Begin with the first line of the material and copy each line word for word through the line that contains "color='#0000FF', lw=1.8, ls=dash)"; the pictures are left out.

■ ■ ■ ■ ■ ■ ■

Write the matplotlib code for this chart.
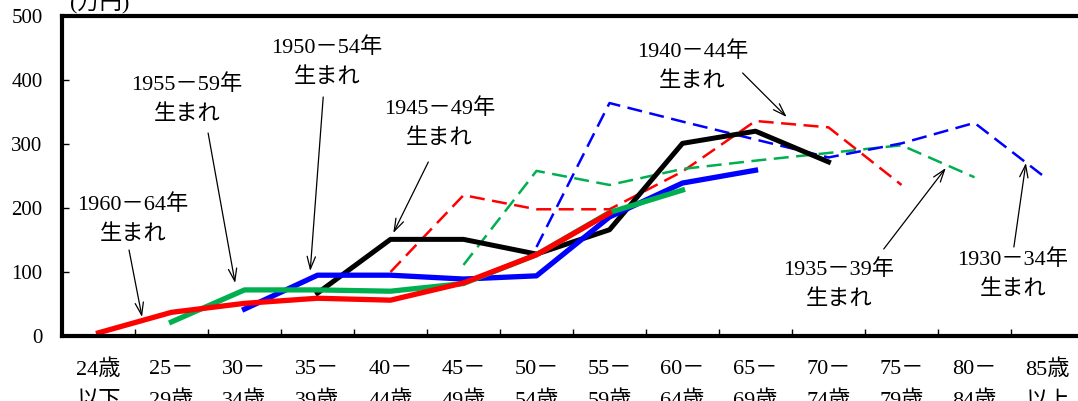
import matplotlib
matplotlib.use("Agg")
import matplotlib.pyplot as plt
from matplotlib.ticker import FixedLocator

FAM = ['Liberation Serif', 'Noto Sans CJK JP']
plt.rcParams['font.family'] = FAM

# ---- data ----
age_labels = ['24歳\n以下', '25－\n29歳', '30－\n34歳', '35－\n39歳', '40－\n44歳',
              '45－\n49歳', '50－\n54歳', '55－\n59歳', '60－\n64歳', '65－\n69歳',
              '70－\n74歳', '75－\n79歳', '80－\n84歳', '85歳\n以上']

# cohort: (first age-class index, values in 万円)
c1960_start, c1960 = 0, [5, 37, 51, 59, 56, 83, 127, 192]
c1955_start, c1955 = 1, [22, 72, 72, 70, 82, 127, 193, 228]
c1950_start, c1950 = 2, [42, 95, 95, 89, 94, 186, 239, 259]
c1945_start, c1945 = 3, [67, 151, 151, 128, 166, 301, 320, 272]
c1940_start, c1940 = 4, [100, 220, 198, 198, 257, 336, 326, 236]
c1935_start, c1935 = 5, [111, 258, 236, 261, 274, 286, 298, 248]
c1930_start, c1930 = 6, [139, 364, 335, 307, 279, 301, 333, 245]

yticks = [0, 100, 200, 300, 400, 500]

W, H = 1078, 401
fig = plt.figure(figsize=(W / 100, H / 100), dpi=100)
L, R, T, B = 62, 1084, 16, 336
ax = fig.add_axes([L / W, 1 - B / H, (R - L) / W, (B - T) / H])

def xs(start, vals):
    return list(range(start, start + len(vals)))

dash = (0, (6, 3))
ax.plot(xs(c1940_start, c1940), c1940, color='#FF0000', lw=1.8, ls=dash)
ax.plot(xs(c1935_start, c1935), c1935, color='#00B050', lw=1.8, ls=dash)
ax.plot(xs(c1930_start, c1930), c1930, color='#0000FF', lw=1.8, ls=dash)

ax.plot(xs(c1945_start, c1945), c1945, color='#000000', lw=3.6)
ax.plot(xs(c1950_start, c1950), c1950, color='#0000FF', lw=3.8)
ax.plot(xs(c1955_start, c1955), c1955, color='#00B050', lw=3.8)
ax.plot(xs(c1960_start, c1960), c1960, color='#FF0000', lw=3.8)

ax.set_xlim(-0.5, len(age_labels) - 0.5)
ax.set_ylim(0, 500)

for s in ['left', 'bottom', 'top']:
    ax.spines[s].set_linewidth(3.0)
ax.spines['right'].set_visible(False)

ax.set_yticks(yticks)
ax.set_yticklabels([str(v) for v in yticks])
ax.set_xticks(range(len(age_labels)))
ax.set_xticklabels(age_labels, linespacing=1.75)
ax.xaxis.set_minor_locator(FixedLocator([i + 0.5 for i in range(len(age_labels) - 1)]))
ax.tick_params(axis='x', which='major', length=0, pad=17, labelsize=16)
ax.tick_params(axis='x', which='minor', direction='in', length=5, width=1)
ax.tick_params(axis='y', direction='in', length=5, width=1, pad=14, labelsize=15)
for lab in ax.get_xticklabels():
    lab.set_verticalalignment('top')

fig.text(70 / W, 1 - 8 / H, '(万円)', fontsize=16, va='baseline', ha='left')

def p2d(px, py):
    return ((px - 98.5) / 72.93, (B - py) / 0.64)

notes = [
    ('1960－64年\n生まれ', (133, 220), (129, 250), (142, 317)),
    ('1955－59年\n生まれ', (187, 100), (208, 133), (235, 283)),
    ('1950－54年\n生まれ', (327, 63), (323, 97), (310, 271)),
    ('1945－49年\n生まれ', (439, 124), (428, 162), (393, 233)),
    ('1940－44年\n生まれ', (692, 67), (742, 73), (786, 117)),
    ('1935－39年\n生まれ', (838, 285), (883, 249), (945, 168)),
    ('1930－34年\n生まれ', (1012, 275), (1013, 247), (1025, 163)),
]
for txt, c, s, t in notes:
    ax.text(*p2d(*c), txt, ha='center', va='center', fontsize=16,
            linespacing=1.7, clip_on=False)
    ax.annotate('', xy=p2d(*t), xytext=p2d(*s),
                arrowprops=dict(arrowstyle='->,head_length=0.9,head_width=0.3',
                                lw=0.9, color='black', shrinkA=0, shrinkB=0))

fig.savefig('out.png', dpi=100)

■ ■ ■ ■ ■ ■ ■

Task answer
Write the matplotlib code for this chart.
import matplotlib
matplotlib.use("Agg")
import matplotlib.pyplot as plt
from matplotlib.ticker import FixedLocator

FAM = ['Liberation Serif', 'Noto Sans CJK JP']
plt.rcParams['font.family'] = FAM

# ---- data ----
age_labels = ['24歳\n以下', '25－\n29歳', '30－\n34歳', '35－\n39歳', '40－\n44歳',
              '45－\n49歳', '50－\n54歳', '55－\n59歳', '60－\n64歳', '65－\n69歳',
              '70－\n74歳', '75－\n79歳', '80－\n84歳', '85歳\n以上']

# cohort: (first age-class index, values in 万円)
c1960_start, c1960 = 0, [5, 37, 51, 59, 56, 83, 127, 192]
c1955_start, c1955 = 1, [22, 72, 72, 70, 82, 127, 193, 228]
c1950_start, c1950 = 2, [42, 95, 95, 89, 94, 186, 239, 259]
c1945_start, c1945 = 3, [67, 151, 151, 128, 166, 301, 320, 272]
c1940_start, c1940 = 4, [100, 220, 198, 198, 257, 336, 326, 236]
c1935_start, c1935 = 5, [111, 258, 236, 261, 274, 286, 298, 248]
c1930_start, c1930 = 6, [139, 364, 335, 307, 279, 301, 333, 245]

yticks = [0, 100, 200, 300, 400, 500]

W, H = 1078, 401
fig = plt.figure(figsize=(W / 100, H / 100), dpi=100)
L, R, T, B = 62, 1084, 16, 336
ax = fig.add_axes([L / W, 1 - B / H, (R - L) / W, (B - T) / H])

def xs(start, vals):
    return list(range(start, start + len(vals)))

dash = (0, (6, 3))
ax.plot(xs(c1940_start, c1940), c1940, color='#FF0000', lw=1.8, ls=dash)
ax.plot(xs(c1935_start, c1935), c1935, color='#00B050', lw=1.8, ls=dash)
ax.plot(xs(c1930_start, c1930), c1930, color='#0000FF', lw=1.8, ls=dash)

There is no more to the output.